[OBJECTIVE] Look through the data for the string "chart". Copy every line where it is found.
** begin RECORD LIST **
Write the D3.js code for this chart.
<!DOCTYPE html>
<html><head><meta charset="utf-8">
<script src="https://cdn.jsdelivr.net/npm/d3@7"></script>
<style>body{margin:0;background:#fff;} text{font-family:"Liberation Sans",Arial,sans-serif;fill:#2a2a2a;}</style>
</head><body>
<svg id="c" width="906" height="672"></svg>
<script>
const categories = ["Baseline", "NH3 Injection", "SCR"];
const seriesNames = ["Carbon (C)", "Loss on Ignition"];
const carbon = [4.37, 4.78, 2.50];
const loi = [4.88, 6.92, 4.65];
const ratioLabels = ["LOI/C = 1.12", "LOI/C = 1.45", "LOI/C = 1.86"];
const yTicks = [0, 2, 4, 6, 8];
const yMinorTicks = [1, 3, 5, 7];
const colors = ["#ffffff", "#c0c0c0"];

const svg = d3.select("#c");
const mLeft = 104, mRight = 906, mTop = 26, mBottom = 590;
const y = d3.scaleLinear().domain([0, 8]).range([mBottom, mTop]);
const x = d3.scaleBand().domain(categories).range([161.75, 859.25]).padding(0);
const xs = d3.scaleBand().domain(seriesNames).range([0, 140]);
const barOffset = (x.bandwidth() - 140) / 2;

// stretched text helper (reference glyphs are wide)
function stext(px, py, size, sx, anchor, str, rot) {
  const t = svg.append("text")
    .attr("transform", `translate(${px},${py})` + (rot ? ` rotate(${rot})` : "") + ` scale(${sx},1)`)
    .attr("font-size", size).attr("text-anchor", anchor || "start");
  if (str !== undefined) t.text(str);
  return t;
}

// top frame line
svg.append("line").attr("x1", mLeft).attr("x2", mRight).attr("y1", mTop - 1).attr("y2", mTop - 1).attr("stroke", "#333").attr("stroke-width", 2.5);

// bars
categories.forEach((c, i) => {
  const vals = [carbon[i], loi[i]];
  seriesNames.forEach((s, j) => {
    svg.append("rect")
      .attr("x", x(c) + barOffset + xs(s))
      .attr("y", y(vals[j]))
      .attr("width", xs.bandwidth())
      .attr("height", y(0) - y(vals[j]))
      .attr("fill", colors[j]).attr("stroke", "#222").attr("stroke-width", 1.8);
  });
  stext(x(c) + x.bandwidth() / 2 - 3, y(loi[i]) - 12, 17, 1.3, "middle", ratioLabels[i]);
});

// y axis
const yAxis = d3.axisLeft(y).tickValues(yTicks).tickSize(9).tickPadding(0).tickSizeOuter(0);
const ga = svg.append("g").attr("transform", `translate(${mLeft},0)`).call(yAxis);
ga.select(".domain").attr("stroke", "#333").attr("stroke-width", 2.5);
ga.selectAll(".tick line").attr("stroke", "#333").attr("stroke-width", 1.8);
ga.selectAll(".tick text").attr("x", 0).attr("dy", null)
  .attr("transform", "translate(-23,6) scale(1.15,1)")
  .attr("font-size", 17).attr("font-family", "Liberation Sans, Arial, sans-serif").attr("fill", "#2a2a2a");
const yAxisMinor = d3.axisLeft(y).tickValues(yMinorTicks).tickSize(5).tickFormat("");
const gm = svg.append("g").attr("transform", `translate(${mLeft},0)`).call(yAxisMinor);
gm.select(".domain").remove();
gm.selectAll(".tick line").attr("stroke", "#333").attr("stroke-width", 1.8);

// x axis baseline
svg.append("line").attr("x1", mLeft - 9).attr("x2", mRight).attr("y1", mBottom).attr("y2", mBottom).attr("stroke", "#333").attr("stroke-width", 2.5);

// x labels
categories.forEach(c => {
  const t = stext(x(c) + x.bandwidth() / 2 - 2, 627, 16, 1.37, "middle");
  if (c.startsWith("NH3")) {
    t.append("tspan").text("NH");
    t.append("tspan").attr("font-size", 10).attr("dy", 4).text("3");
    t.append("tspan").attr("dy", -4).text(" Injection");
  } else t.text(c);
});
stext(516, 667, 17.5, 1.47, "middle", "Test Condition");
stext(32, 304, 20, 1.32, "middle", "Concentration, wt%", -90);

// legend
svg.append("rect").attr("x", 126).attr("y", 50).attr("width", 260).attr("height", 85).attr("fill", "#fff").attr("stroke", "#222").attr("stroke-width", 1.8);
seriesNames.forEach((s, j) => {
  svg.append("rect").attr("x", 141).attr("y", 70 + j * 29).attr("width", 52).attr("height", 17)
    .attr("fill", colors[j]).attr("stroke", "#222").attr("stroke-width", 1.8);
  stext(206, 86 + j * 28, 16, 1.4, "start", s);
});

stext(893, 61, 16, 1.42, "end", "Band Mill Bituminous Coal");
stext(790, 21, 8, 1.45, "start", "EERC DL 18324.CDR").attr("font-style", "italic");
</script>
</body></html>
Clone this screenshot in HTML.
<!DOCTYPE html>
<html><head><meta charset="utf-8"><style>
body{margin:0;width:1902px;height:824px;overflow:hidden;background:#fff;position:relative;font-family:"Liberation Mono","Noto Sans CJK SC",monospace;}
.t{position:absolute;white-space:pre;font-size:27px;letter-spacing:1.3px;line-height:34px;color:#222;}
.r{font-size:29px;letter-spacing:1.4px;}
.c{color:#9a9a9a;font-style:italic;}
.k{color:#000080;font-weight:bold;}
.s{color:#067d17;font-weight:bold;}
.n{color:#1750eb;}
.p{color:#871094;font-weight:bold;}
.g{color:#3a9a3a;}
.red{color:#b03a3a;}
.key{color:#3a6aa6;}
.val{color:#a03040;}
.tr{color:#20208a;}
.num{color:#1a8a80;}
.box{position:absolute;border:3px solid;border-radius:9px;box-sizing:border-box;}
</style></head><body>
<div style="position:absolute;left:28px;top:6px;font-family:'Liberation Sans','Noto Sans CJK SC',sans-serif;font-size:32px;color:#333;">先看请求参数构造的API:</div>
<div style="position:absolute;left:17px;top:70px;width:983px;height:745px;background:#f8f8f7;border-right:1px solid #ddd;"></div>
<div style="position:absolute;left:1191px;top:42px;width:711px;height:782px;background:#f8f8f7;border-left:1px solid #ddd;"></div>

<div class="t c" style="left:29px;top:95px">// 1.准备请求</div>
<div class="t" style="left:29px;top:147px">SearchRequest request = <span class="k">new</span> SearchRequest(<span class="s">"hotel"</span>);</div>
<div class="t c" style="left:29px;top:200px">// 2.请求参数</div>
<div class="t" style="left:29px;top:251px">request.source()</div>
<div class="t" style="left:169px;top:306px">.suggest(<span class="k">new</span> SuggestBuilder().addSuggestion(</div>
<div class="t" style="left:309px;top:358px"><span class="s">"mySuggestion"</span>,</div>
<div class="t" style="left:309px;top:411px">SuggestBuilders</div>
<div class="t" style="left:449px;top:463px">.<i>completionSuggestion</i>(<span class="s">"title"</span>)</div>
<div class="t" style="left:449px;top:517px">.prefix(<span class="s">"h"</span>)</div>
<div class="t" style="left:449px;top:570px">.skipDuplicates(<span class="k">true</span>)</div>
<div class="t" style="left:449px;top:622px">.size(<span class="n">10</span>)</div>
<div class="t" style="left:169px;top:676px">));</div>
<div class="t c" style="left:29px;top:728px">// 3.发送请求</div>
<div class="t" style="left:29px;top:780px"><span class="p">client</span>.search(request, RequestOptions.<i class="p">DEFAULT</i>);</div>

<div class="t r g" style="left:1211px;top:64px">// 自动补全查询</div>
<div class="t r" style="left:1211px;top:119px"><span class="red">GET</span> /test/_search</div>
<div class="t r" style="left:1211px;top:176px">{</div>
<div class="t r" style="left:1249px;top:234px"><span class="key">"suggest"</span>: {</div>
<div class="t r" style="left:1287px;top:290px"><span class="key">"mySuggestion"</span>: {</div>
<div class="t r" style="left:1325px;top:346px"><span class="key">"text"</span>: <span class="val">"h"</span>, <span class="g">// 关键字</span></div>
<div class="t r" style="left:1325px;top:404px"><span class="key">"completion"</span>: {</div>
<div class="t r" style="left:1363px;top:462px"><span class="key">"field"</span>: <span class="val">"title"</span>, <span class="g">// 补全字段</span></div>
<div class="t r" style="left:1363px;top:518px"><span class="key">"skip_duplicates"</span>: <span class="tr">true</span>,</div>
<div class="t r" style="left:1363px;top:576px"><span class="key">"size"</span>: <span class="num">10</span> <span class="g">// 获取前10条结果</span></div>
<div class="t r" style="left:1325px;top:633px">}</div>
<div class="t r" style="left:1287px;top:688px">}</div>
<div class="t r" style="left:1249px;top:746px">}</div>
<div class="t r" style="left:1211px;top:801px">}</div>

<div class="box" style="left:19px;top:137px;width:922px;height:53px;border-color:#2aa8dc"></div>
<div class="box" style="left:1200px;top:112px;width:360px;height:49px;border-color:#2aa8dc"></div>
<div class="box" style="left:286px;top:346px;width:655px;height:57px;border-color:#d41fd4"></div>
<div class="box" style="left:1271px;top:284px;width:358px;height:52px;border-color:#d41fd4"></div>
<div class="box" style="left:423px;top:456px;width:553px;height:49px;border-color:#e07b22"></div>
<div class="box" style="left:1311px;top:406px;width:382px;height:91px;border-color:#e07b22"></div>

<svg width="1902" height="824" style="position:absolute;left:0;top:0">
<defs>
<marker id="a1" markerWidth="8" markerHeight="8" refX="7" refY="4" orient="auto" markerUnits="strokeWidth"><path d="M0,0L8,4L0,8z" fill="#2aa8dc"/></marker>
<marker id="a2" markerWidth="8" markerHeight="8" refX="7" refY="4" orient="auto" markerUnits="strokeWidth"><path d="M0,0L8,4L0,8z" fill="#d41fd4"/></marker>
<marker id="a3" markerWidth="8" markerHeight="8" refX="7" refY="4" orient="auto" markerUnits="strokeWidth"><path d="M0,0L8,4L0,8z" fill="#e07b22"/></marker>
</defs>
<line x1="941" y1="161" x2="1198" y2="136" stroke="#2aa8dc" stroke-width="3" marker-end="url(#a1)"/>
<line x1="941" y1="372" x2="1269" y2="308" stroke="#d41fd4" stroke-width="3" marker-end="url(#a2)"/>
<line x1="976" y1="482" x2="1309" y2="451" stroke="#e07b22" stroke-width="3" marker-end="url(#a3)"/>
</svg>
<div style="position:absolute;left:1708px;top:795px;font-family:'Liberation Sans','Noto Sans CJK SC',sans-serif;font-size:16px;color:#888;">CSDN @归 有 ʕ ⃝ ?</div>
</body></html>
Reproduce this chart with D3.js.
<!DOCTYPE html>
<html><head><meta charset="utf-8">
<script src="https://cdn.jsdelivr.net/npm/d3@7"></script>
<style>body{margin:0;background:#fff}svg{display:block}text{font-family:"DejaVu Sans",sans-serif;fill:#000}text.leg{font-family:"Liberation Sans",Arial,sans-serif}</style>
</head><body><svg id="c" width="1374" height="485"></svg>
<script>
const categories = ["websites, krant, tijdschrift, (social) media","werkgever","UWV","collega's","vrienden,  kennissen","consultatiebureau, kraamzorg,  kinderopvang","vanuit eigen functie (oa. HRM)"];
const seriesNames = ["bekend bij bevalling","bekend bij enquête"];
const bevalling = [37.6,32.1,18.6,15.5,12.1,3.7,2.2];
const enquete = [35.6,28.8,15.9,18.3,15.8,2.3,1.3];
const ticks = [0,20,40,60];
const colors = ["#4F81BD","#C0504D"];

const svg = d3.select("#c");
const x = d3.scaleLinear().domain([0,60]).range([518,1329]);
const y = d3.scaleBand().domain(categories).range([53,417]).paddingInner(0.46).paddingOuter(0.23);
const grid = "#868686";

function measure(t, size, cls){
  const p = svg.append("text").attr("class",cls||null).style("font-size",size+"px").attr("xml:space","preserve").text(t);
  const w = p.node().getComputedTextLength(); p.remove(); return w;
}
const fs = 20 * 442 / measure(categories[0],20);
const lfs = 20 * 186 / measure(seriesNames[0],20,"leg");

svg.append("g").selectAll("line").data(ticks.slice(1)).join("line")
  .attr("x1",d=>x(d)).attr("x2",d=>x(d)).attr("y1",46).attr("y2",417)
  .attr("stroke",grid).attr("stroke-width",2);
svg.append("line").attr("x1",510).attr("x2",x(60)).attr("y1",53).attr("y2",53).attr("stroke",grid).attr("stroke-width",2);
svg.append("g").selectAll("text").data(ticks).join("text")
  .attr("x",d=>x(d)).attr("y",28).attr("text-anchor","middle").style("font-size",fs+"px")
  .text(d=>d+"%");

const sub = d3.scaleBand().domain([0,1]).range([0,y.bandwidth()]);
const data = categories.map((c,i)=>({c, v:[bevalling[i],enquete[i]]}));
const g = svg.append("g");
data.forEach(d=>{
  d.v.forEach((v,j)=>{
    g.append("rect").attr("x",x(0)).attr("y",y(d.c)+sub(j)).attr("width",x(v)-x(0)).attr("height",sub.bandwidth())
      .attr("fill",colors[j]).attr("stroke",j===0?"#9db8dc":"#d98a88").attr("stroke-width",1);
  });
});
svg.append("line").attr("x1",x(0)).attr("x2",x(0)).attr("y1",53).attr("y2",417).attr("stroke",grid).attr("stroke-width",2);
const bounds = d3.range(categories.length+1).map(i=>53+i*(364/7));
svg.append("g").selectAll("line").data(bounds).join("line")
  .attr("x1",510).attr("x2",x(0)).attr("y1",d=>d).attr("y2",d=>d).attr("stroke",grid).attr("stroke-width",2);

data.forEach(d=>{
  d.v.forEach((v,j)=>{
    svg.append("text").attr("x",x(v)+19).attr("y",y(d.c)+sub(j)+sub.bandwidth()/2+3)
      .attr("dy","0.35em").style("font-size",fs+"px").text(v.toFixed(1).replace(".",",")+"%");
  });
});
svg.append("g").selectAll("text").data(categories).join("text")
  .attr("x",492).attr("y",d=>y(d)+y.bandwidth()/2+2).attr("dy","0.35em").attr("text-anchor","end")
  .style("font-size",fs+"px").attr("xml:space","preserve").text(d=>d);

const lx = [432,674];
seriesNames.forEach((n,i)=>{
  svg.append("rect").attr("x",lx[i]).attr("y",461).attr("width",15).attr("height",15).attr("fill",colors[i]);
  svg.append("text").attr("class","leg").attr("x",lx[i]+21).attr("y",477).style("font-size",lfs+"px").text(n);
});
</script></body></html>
** end RECORD LIST **
[EXERCISE SOLUTION]
Write the D3.js code for this chart.
Reproduce this chart with D3.js.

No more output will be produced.